### [Goal]
Look through the material below for "this". Copy every line that contains it.

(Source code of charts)
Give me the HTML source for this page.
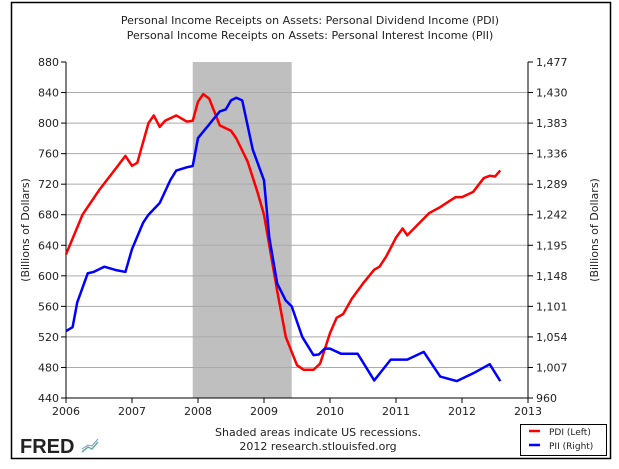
<!DOCTYPE html>
<html><head><meta charset="utf-8"><style>
body{margin:0;background:#fff;}
svg{display:block;font-family:"DejaVu Sans","Liberation Sans",sans-serif;}
</style></head><body>
<svg id="c" width="619" height="469">
<rect x="11.5" y="2.5" width="599" height="456" fill="none" stroke="#000" stroke-width="1.5"/>
<text x="310" y="24" font-size="11" text-anchor="middle" fill="#222">Personal Income Receipts on Assets: Personal Dividend Income (PDI)</text>
<text x="310" y="39" font-size="11" text-anchor="middle" fill="#222">Personal Income Receipts on Assets: Personal Interest Income (PII)</text>
<g id="grid"></g>
<g id="marks"></g>
<text transform="translate(29,230) rotate(-90)" font-size="11" text-anchor="middle" fill="#222">(Billions of Dollars)</text>
<text transform="translate(598,230) rotate(-90)" font-size="11" text-anchor="middle" fill="#222">(Billions of Dollars)</text>
<text x="20" y="453" font-size="20" font-weight="bold" fill="#222" font-family="Liberation Sans,sans-serif">FRED</text>
<polyline points="82,452 88,447 92,449 98,442" fill="none" stroke="#6a9" stroke-width="1.5"/>
<polyline points="82,449 88,445 92,446 98,439" fill="none" stroke="#79c" stroke-width="1"/>
<text x="318" y="436" font-size="11" text-anchor="middle" fill="#222">Shaded areas indicate US recessions.</text>
<text x="318" y="450" font-size="11" text-anchor="middle" fill="#222">2012 research.stlouisfed.org</text>
<g>
<rect x="520.5" y="424.5" width="86" height="31" fill="#fff" stroke="#000"/>
<line x1="529" y1="431" x2="540" y2="431" stroke="#f00" stroke-width="2.5"/>
<text x="549" y="435" font-size="9" fill="#222">PDI (Left)</text>
<line x1="529" y1="445" x2="540" y2="445" stroke="#00f" stroke-width="2.5"/>
<text x="549" y="449" font-size="9" fill="#222">PII (Right)</text>
</g>
</svg>
<script>
const pdiT=[2006.0,2006.25,2006.5,2006.75,2006.9,2007.0,2007.08,2007.25,2007.33,2007.42,2007.5,2007.67,2007.83,2007.92,2008.0,2008.08,2008.17,2008.33,2008.5,2008.58,2008.75,2008.9,2009.0,2009.1,2009.2,2009.33,2009.5,2009.6,2009.75,2009.85,2010.0,2010.1,2010.2,2010.33,2010.5,2010.67,2010.75,2010.85,2011.0,2011.1,2011.17,2011.33,2011.5,2011.67,2011.9,2012.0,2012.17,2012.33,2012.42,2012.5,2012.58];
const pdiV=[628,680,712,740,757,744,748,800,810,795,803,810,802,803,828,838,832,797,790,780,750,710,680,630,580,520,483,477,477,485,525,545,550,570,590,608,612,625,650,662,653,667,682,690,703,703,710,728,731,730,738];
const piiT=[2006.0,2006.1,2006.17,2006.33,2006.42,2006.58,2006.75,2006.9,2007.0,2007.17,2007.25,2007.42,2007.58,2007.67,2007.83,2007.92,2008.0,2008.17,2008.33,2008.42,2008.5,2008.58,2008.67,2008.83,2009.0,2009.08,2009.2,2009.33,2009.42,2009.58,2009.75,2009.83,2009.92,2010.0,2010.17,2010.42,2010.67,2010.92,2011.17,2011.42,2011.67,2011.92,2012.17,2012.42,2012.58];
const piiV=[1063,1069,1107,1152,1154,1162,1157,1154,1189,1230,1242,1260,1295,1310,1315,1317,1360,1381,1401,1404,1418,1422,1418,1342,1295,1207,1136,1110,1101,1054,1026,1027,1036,1036,1028,1028,987,1019,1019,1031,993,986,998,1012,986];
const leftTicks=[440,480,520,560,600,640,680,720,760,800,840,880];
const rightTicks=["960","1,007","1,054","1,101","1,148","1,195","1,242","1,289","1,336","1,383","1,430","1,477"];
const yearTicks=[2006,2007,2008,2009,2010,2011,2012,2013];
const recession=[2007.92,2009.42];
const X0=66,X1=528,Y0=398,Y1=62;
const x=t=>X0+(t-2006)/7*(X1-X0);
const yL=v=>Y0-(v-440)/440*(Y0-Y1);
const yR=v=>Y0-(v-960)/517*(Y0-Y1);
const NS="http://www.w3.org/2000/svg";
const mk=(tag,a,p)=>{const e=document.createElementNS(NS,tag);for(const k in a)e.setAttribute(k,a[k]);p.appendChild(e);return e;};
const g=document.getElementById('grid'),m=document.getElementById('marks');
const rec=mk('rect',{x:x(recession[0]),y:Y1,width:x(recession[1])-x(recession[0]),height:Y0-Y1,fill:'#bfbfbf'},g);


leftTicks.forEach((v,i)=>{
 const y=yL(v);
 if(i>0&&i<leftTicks.length-1){const l=mk('line',{x1:X0,x2:X1,y1:y,y2:y,stroke:'#aaa','stroke-width':1},g);
 
 }
 mk('line',{x1:X0-5,x2:X0,y1:y,y2:y,stroke:'#000'},g);
 mk('line',{x1:X1,x2:X1+5,y1:y,y2:y,stroke:'#000'},g);
 const t=mk('text',{x:X0-7,y:y+4,'font-size':11,'text-anchor':'end',fill:'#222'},g);t.textContent=v;
 
 
 const r=mk('text',{x:X1+8,y:y+4,'font-size':11,fill:'#222'},g);r.textContent=rightTicks[i];
 
 
});
yearTicks.forEach(yr=>{
 const xx=x(yr);
 mk('line',{x1:xx,x2:xx,y1:Y0,y2:Y0+5,stroke:'#000'},g);
 const t=mk('text',{x:xx,y:Y0+17,'font-size':11,'text-anchor':'middle',fill:'#222'},g);t.textContent=yr;
 
 
});
mk('line',{x1:X0,x2:X0,y1:Y1,y2:Y0,stroke:'#000'},g);
mk('line',{x1:X1,x2:X1,y1:Y1,y2:Y0,stroke:'#000'},g);
mk('line',{x1:X0,x2:X1,y1:Y0,y2:Y0,stroke:'#000'},g);
const pdi=mk('polyline',{points:pdiT.map((t,i)=>x(t)+','+yL(pdiV[i])).join(' '),fill:'none',stroke:'#f00','stroke-width':2.5,'stroke-linejoin':'round'},m);


const pii=mk('polyline',{points:piiT.map((t,i)=>x(t)+','+yR(piiV[i])).join(' '),fill:'none',stroke:'#00f','stroke-width':2.5,'stroke-linejoin':'round'},m);


</script>
</body></html>
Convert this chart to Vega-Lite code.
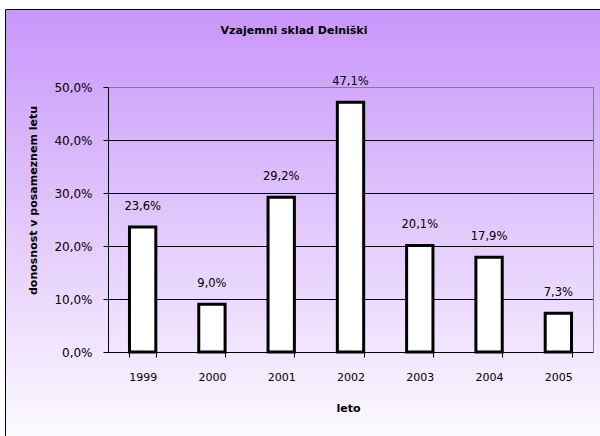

### [Written solution]
Give me the HTML source for this page.
Convert this chart to Vega-Lite code.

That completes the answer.